• **Problem to solve**
Report how many lines of the following entries include the string "this"; respond with the number alone.

Figure scripts:
·····

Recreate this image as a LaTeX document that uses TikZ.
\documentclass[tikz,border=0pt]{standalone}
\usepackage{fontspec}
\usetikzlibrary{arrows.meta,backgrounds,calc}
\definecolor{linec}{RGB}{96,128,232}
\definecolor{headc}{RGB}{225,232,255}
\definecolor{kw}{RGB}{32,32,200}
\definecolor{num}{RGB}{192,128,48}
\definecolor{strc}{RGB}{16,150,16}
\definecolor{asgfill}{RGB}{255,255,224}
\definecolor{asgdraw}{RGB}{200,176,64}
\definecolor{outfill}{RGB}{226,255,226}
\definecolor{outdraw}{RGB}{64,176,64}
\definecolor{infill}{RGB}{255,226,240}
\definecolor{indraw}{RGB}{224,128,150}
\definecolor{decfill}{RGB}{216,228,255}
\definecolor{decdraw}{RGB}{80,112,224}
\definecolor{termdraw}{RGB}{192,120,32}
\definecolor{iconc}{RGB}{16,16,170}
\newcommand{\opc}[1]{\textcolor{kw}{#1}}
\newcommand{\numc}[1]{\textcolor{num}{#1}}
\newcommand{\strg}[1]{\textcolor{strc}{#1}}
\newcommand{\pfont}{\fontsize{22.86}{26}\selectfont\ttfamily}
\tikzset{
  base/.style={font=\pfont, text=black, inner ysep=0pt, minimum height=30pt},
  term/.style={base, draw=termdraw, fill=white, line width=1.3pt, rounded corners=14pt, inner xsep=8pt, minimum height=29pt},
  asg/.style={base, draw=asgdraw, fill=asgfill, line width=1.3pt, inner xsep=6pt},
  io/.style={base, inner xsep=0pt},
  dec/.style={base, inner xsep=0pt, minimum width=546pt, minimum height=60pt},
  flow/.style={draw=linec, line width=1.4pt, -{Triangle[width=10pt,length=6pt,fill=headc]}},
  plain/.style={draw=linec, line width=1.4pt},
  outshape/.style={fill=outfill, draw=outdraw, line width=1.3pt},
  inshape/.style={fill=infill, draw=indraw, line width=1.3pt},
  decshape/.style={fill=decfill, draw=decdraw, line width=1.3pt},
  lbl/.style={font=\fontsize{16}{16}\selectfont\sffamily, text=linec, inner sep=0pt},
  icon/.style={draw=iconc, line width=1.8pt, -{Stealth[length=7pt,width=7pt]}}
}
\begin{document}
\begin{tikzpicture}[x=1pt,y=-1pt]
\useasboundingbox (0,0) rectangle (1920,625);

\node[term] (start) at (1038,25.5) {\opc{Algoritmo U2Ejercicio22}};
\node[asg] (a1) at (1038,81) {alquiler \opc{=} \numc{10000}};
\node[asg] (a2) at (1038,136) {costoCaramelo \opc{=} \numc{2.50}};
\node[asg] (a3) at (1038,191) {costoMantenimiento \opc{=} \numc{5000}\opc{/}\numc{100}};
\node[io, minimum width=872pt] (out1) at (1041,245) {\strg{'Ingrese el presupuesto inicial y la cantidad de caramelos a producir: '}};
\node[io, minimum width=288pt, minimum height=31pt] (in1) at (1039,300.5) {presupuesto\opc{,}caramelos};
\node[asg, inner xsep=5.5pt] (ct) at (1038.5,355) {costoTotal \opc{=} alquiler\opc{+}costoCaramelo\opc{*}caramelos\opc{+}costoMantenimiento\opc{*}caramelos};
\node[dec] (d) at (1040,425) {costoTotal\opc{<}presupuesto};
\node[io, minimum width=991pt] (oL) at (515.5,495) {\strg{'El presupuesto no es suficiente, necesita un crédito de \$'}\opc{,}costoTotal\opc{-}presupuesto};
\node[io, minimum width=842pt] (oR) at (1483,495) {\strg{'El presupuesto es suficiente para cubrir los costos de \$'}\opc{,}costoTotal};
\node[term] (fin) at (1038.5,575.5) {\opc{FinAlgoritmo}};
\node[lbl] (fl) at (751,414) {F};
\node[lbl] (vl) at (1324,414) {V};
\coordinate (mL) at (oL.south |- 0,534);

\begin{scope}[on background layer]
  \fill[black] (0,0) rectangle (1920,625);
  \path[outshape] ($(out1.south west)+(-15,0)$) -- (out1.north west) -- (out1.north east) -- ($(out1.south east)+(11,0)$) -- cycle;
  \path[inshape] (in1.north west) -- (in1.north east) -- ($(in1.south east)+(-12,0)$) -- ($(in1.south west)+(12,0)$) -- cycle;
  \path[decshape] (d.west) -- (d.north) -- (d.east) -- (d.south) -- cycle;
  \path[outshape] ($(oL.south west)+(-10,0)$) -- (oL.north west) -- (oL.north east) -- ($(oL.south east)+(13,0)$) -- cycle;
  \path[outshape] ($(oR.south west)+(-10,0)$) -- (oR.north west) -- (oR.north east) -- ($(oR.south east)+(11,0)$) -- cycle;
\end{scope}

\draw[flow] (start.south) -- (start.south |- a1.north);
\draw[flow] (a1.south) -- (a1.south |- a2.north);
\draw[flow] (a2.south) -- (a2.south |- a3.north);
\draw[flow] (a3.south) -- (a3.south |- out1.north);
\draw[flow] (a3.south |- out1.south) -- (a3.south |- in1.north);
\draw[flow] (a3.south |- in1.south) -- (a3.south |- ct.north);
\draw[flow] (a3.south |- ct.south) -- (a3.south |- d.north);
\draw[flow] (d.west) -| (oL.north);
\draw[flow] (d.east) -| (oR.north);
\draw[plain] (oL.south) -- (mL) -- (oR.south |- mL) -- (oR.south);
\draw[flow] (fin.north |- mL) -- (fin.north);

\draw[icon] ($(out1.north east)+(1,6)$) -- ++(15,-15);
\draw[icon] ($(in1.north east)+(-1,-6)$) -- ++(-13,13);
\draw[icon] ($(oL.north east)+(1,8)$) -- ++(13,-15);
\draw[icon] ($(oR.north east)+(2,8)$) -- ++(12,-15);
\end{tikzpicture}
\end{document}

·····

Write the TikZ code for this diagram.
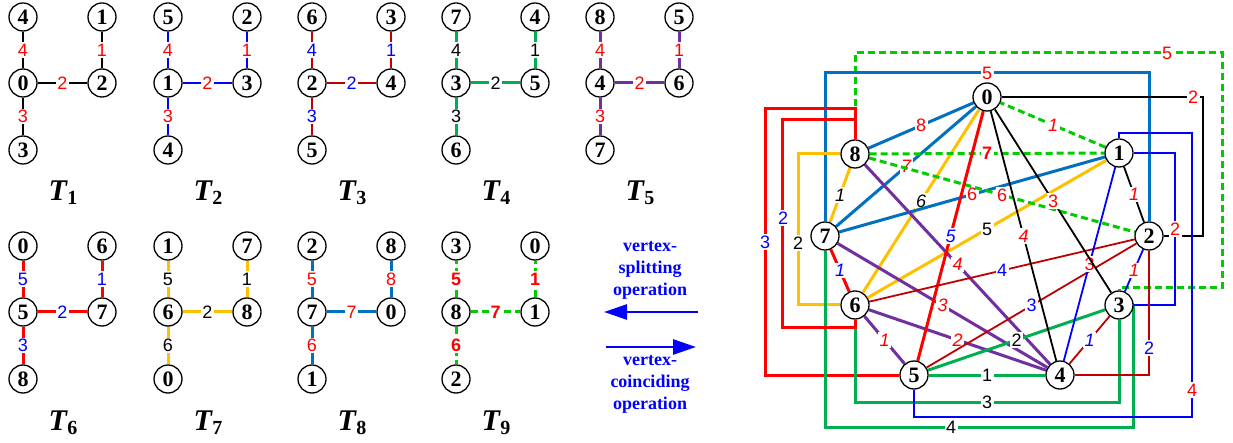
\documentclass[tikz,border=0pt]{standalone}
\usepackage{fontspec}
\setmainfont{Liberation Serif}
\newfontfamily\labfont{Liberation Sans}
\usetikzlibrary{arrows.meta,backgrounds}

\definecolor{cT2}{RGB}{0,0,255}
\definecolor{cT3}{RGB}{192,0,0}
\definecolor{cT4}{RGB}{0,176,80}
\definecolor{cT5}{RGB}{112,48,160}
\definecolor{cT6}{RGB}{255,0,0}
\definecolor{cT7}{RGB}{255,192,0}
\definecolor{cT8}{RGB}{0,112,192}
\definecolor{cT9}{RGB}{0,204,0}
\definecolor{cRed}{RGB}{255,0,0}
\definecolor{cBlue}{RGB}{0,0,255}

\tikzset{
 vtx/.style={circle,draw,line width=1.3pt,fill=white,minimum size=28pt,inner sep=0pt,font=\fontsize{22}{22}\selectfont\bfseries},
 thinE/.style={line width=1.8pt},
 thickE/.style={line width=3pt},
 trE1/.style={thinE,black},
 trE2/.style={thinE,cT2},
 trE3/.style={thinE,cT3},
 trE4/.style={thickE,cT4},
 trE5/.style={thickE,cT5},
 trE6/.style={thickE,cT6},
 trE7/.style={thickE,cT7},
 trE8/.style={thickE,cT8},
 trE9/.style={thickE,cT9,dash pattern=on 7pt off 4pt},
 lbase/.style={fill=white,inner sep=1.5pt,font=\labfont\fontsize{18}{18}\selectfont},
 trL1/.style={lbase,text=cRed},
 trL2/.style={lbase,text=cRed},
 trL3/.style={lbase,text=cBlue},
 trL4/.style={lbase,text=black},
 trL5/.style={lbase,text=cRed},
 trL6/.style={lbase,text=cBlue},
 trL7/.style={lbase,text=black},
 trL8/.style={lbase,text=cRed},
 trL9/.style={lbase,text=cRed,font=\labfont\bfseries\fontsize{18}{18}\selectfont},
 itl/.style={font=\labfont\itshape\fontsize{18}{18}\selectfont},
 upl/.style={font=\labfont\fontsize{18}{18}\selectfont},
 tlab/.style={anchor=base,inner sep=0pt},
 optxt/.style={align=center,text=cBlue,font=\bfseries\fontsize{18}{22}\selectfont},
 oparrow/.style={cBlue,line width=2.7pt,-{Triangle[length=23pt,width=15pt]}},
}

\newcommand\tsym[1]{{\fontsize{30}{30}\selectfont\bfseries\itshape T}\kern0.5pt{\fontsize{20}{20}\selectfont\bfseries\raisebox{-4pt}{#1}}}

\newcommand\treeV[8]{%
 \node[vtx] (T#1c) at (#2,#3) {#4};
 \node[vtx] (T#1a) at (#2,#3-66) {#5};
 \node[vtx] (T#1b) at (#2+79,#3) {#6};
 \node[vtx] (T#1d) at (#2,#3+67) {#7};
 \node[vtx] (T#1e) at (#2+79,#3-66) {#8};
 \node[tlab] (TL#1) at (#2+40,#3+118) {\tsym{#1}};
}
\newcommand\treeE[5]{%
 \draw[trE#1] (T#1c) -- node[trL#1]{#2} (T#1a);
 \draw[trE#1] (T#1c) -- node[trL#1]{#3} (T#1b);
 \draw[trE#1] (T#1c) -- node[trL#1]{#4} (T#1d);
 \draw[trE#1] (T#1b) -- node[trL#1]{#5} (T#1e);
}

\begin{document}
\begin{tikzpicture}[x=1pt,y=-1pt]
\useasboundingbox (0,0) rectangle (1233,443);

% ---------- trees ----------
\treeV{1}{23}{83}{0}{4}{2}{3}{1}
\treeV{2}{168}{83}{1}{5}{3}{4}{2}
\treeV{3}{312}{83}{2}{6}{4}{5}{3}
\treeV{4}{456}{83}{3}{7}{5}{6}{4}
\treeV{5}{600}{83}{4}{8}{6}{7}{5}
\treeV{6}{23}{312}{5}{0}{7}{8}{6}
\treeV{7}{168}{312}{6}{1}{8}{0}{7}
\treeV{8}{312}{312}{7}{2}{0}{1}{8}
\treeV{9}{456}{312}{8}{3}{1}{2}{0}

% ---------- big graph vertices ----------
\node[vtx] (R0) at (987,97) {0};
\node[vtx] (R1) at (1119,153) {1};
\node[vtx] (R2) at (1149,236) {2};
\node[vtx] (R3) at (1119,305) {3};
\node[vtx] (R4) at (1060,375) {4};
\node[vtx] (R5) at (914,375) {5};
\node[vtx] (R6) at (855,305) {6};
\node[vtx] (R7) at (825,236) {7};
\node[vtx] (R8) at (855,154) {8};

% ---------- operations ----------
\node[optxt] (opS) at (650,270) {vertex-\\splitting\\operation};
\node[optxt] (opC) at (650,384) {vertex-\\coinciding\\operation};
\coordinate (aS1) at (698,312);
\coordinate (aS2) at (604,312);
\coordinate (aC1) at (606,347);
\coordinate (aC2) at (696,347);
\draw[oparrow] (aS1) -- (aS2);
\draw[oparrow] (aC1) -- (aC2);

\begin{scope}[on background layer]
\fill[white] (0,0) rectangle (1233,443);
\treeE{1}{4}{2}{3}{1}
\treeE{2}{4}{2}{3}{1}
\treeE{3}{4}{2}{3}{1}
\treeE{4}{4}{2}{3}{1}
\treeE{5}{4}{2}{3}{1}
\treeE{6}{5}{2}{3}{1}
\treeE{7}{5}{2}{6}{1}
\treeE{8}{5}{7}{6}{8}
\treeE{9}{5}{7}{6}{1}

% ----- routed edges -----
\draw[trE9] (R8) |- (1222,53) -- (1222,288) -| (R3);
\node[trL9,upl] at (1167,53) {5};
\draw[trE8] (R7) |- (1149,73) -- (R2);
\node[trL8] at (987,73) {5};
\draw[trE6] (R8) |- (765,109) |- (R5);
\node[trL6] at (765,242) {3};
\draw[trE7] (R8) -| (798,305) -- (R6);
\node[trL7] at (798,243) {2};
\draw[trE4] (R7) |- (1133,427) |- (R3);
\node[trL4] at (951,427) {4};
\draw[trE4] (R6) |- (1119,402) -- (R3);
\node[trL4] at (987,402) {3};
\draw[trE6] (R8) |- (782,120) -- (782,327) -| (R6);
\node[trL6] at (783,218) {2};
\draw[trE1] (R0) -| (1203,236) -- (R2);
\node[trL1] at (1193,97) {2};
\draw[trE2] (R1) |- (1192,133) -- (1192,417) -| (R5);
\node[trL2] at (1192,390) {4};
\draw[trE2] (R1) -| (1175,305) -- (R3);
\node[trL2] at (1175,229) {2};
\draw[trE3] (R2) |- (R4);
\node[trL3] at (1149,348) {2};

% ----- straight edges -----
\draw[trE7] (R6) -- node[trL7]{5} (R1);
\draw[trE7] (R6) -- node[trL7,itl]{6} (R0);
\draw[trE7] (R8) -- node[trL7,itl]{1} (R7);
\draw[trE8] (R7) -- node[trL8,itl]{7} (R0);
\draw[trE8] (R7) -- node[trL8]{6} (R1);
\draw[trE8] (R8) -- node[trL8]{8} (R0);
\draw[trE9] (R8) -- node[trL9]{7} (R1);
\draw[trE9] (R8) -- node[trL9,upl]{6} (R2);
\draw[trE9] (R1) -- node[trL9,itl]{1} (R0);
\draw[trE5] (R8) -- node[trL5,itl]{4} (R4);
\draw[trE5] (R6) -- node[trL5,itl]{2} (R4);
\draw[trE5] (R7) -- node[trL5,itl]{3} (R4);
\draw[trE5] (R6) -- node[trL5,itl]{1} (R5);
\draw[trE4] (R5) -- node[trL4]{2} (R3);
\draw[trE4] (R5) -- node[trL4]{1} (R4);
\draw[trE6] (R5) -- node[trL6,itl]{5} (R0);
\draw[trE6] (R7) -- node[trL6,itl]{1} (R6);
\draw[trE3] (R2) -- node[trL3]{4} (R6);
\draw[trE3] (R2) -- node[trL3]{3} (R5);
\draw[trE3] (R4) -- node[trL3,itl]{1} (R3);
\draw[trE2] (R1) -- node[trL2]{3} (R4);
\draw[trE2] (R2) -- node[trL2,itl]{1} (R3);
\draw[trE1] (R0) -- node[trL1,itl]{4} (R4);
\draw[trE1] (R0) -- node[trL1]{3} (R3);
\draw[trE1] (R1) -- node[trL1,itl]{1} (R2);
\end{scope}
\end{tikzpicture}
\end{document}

·····

• **Correct response**
2